Missing "little" words, like "the". "it" and "to" made complete gibberish out of too many sentences:
"I'll find that passion and craft into a business." [and craft "it" into a business.]
"...pulling under even strongest and most stoic." ["the" strongest and most stoic.]
"but think that her generosity often abused" ["is" often abused.]
"Davin had the look of well f**ked man." ["a" well-f**cked man (2 errors, including the missing hyphen).]
"Put dinner warmer and meet me in the bedroom." ["in the" warmer...]
But there's even worse. At one point, she actually attributes the wrong dialogue to the wrong character, with Davin regretting the hangover he's going to have and moving to the front door to set his house alarm. The problem is that Davin didn't drink anything and they're not in Davin's house, they're in Alaric's. It was Alaric who polished off two bottles of wine while waiting for Davin to finish his run, and it's Alaric who has the hangover in the morning. I had to read that paragraph three times to try to make sense of it, never wanting to believe that the author could forget her own character's name. That's a pretty serious mistake, and again, it was no typo, as the name continued to be used, erroneously, throughout the entire paragraph.
Then there's the constant misuse of "to" and "too" (I did mention Junior High School English, right?), but enough is enough. I'm sure, by now, you've gotten the point.
What makes this such a big deal to me is that I really loved this author's writing - when I wasn't being constantly distracted trying to figure out what she meant. It devolved into a sort of guessing game: "For three points, guess what the author meant by this sentence!".
In addition, if Ms. G is to become a successful writer in this genre (and she certainly has the talent to do so), she's going to have to be more careful about falling into the hoary Gay Romance memes that can make this genre, at times, almost unbearably trite.
Start with names. I swear the names of certain Gay Romance characters just make me laugh out loud. For example, "Davin" and "Alaric" (is he an Elf, or what?).
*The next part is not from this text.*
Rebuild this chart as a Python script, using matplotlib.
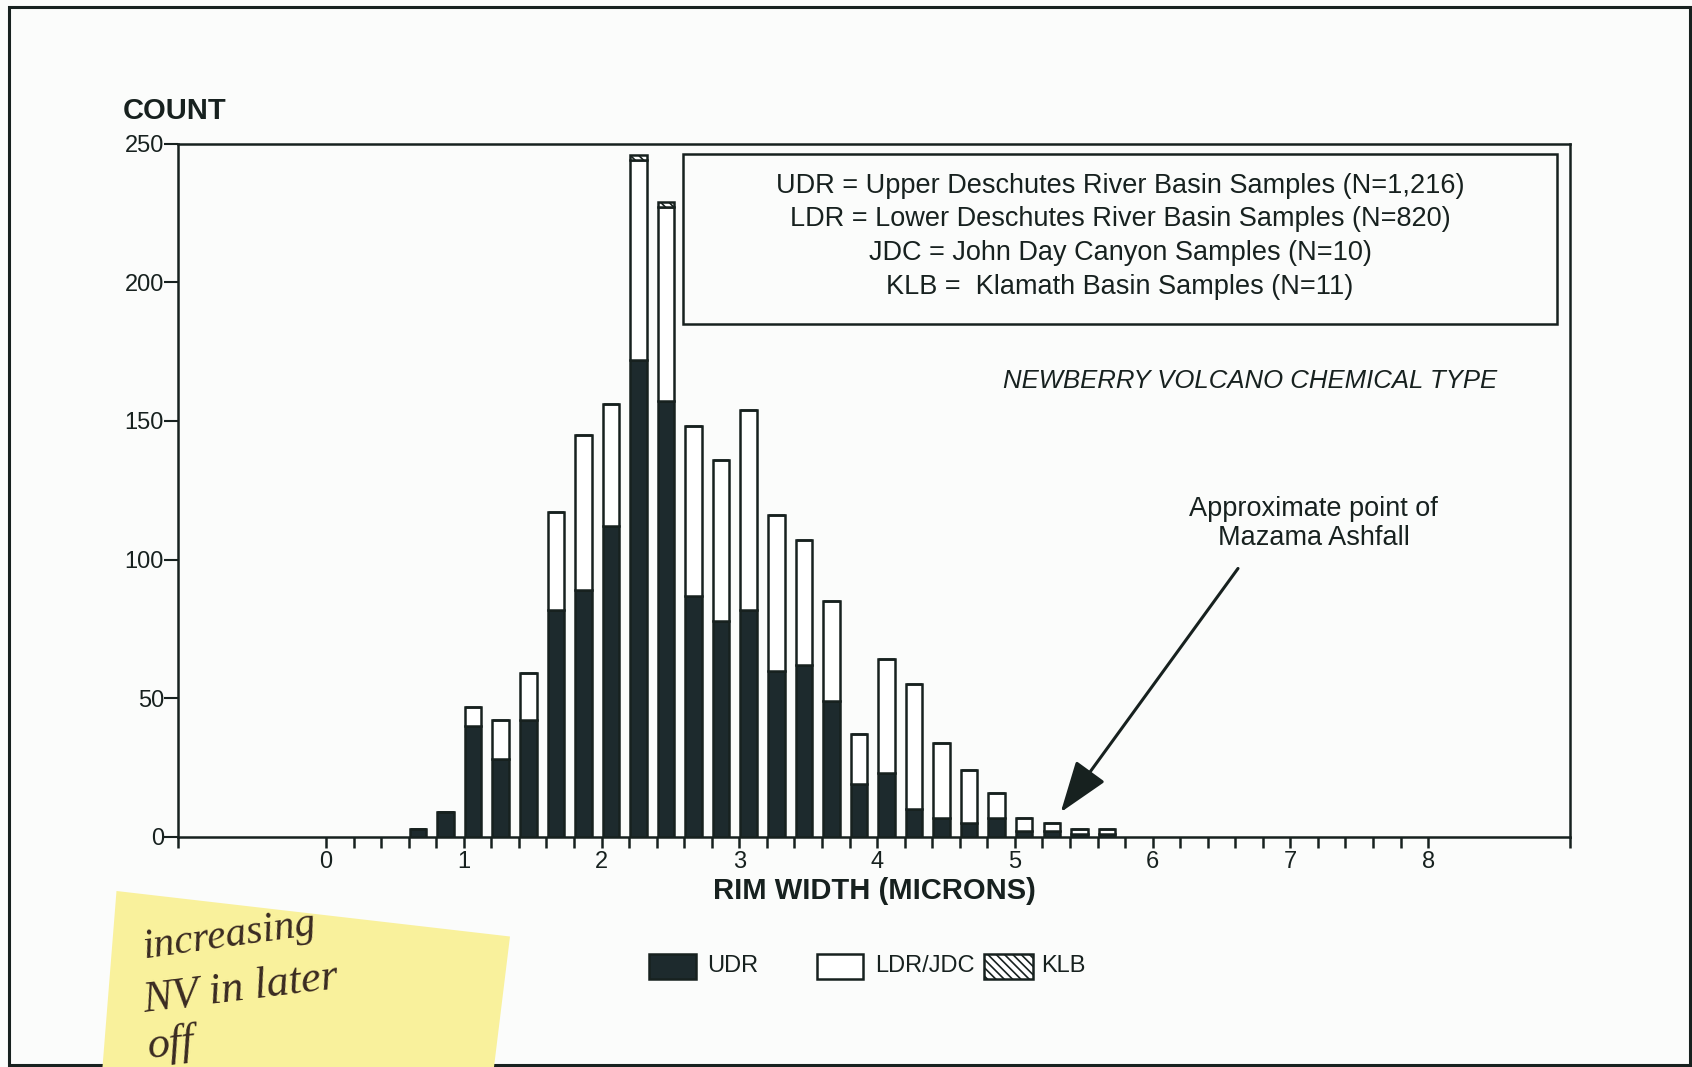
import numpy as np
import matplotlib
matplotlib.use("Agg")
import matplotlib.pyplot as plt
from matplotlib.patches import Rectangle, Polygon
from matplotlib import font_manager

# ---------------- data ----------------
bin_starts = [0.6, 0.8, 1.0, 1.2, 1.4, 1.6, 1.8, 2.0, 2.2, 2.4, 2.6, 2.8, 3.0,
              3.2, 3.4, 3.6, 3.8, 4.0, 4.2, 4.4, 4.6, 4.8, 5.0, 5.2, 5.4, 5.6]
udr = [3, 9, 40, 28, 42, 82, 89, 112, 172, 157, 87, 78, 82,
       60, 62, 49, 19, 23, 10, 7, 5, 7, 2, 2, 1, 1]
ldr_jdc = [0, 0, 7, 14, 17, 35, 56, 44, 72, 70, 61, 58, 72,
           56, 45, 36, 18, 41, 45, 27, 19, 9, 5, 3, 2, 2]
klb = [0, 0, 0, 0, 0, 0, 0, 0, 2, 2, 0, 0, 0,
       0, 0, 0, 0, 0, 0, 0, 0, 0, 0, 0, 0, 0]

x_major = [0, 1, 2, 3, 4, 5, 6, 7, 8]
y_ticks = [0, 50, 100, 150, 200, 250]
legend_lines = ["UDR = Upper Deschutes River Basin Samples (N=1,216)",
                "LDR = Lower Deschutes River Basin Samples (N=820)",
                "JDC = John Day Canyon Samples (N=10)",
                "KLB =  Klamath Basin Samples (N=11)"]

# ---------------- style ----------------
names = {f.name for f in font_manager.fontManager.ttflist}
SANS = "Liberation Sans" if "Liberation Sans" in names else "DejaVu Sans"
DARK = "#1d2a2d"
EDGE = "#17211f"
BG = "#fbfcfb"
plt.rcParams["font.family"] = [SANS, "DejaVu Sans"]
plt.rcParams["hatch.linewidth"] = 1.2
plt.rcParams["hatch.color"] = EDGE

fig = plt.figure(figsize=(16.92, 10.67), dpi=100, facecolor=BG)
ax = fig.add_axes([0.1052, 0.2156, 0.8227, 0.6499], facecolor=BG)

x = np.array(bin_starts) + 0.008
u = np.array(udr)
l = np.array(ldr_jdc)
k = np.array(klb)
w = 0.12
common = dict(width=w, align="edge", edgecolor=EDGE, linewidth=1.8, zorder=3)
ax.bar(x, u, color=DARK, **common)
ax.bar(x, l, bottom=u, color="white", **common)
ax.bar(x, k, bottom=u + l, color="white", hatch="\\\\\\\\", **common)

ax.set_xlim(-1.075, 9.03)
ax.set_ylim(0, 250)
for s in ax.spines.values():
    s.set_linewidth(1.8)
    s.set_color(EDGE)

ax.set_xticks(x_major)
ax.set_xticklabels([str(v) for v in x_major])
minor = list(np.round(np.arange(0, 8.001, 0.2), 2)) + [-1.075, 9.03]
ax.set_xticks(minor, minor=True)
ax.tick_params(axis="x", which="both", direction="out", length=8, width=1.8,
               color=EDGE, labelsize=17, pad=2, labelcolor=EDGE)
ax.set_yticks(y_ticks)
ax.tick_params(axis="y", which="major", direction="out", length=10, width=1.5,
               color=EDGE, labelsize=17, pad=0, labelcolor=EDGE)

ax.set_xlabel("RIM WIDTH (MICRONS)", fontsize=21, fontweight="bold", color=EDGE,
              labelpad=3)
fig.text(0.0727, 0.8888, "COUNT", fontsize=21, fontweight="bold", color=EDGE,
         ha="left", va="baseline")

# legend box inside axes
ax.add_patch(Rectangle((0.3628, 0.7403), 0.6279, 0.2441, transform=ax.transAxes,
                       fill=False, edgecolor=EDGE, linewidth=1.8, zorder=4))
for txt, yy in zip(legend_lines, [0.9393, 0.8911, 0.8414, 0.7932]):
    ax.text(0.6767, yy, txt, transform=ax.transAxes, ha="center", va="center",
            fontsize=19.5, color=EDGE, zorder=5)

ax.text(0.7698, 0.6578, "NEWBERRY VOLCANO CHEMICAL TYPE", transform=ax.transAxes,
        ha="center", va="center", fontsize=18.5, style="italic", color=EDGE)

ax.text(7.17, 113, "Approximate point of\nMazama Ashfall", ha="center", va="center",
        fontsize=19.5, color=EDGE, linespacing=1.15)
ax.annotate("", xy=(5.333, 8.9), xytext=(6.62, 96.8),
            arrowprops=dict(arrowstyle="-|>,head_length=0.4,head_width=0.14",
                            mutation_scale=80, color=EDGE, lw=2.2,
                            shrinkA=0, shrinkB=0),
            zorder=6)

# bottom legend (figure coords)
def leg_patch(x0, x1, **kw):
    fig.add_artist(Rectangle((x0, 0.0825), x1 - x0, 0.0234, transform=fig.transFigure,
                             edgecolor=EDGE, linewidth=1.8, **kw))

leg_patch(0.3833, 0.4113, facecolor=DARK)
fig.text(0.4177, 0.0948, "UDR", fontsize=17, color=EDGE, va="center", ha="left")
leg_patch(0.4827, 0.5102, facecolor="white")
fig.text(0.5172, 0.0948, "LDR/JDC", fontsize=17, color=EDGE, va="center", ha="left")
leg_patch(0.5816, 0.6103, facecolor="white", hatch="\\\\\\\\")
fig.text(0.6154, 0.0948, "KLB", fontsize=17, color=EDGE, va="center", ha="left")

# page frame
fig.add_artist(Rectangle((9 / 1692, 1 - 1065 / 1067), (1690 - 9) / 1692, (1065 - 7) / 1067,
                         transform=fig.transFigure, fill=False, edgecolor=EDGE,
                         linewidth=2.2))

# sticky note
corners = [(116.5, 891), (510, 936.5), (494, 1067), (102.5, 1067)]
fig.add_artist(Polygon([(cx / 1692, 1 - cy / 1067) for cx, cy in corners],
                       closed=True, transform=fig.transFigure, facecolor="#f9f19c",
                       edgecolor="none", zorder=10))
note_font = ["Liberation Serif", "DejaVu Serif"]
fig.text(140 / 1692, 1 - 958 / 1067, "increasing", fontsize=30, style="italic",
         family=note_font, color="#3a2b22", rotation=8, ha="left", va="baseline", zorder=11)
fig.text(140 / 1692, 1 - 1012 / 1067, "NV in later", fontsize=32, style="italic",
         family=note_font, color="#3a2b22", rotation=7, ha="left", va="baseline", zorder=11)
fig.text(145 / 1692, 1 - 1058 / 1067, "off", fontsize=32, style="italic",
         family=note_font, color="#3a2b22", rotation=6, ha="left", va="baseline", zorder=11)

fig.savefig("out.png", dpi=100, facecolor=BG)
She's just missing "Gavin", "Creed", "Creel" and "Trevor" to hit the trifecta. I just read a very funny parody of Gay Romance novels and Ms. G's names sound like they're ripped directly from its pages.
Not to mention the amazingly trite "Fifty Shades Of Grey" meme that has been infiltrating gay fiction over the last year. I suspect that more than a few Gay Romance authors sit down and ask themselves "what do I need to do to sell lots of copies on Amazon? I know, I've got it, that Fifty-Shades domination/submission thing is really popular, right now, let's throw that in!" This is hardly a BDSM book, but that doesn't mean that at least one of the two "heroes" doesn't demand to be bent over and "spanked", and get all hot when (and this is a quote), "You're [sic] submission to me made you strong." Puhleez, this is just embarrassing. The big, successful, powerful cop has to get on his knees and beg his businessman boyfriend for permission to have an orgasm? And these two are lovers? Give me a break.
What do these authors think, that because gay couples' roles are not pre-determined by society, one has to be the master, and the other one is the "girl"? It's insulting, unnecessary and, quite frankly, more than a little embarrassing.
What makes this so frustrating is that the writing, the characters and the plot were so good that the author didn't need these pathetic gimmicks to make the book good - and they just came off as tacked-on and self-conscious.
If Ms. G ever gets an editor (or takes a remedial English class), and becomes self-confident enough to eschew the cheap and easy gimmicks, I'm convinced she'll make a great writer, someday.
I don't regret reading this book. It was a good read. I can, however, live without the frustration of wrestling with its spelling and grammar while trying to read it. Sadly, it might have been a five-star book without all the extra effort required to slog through it.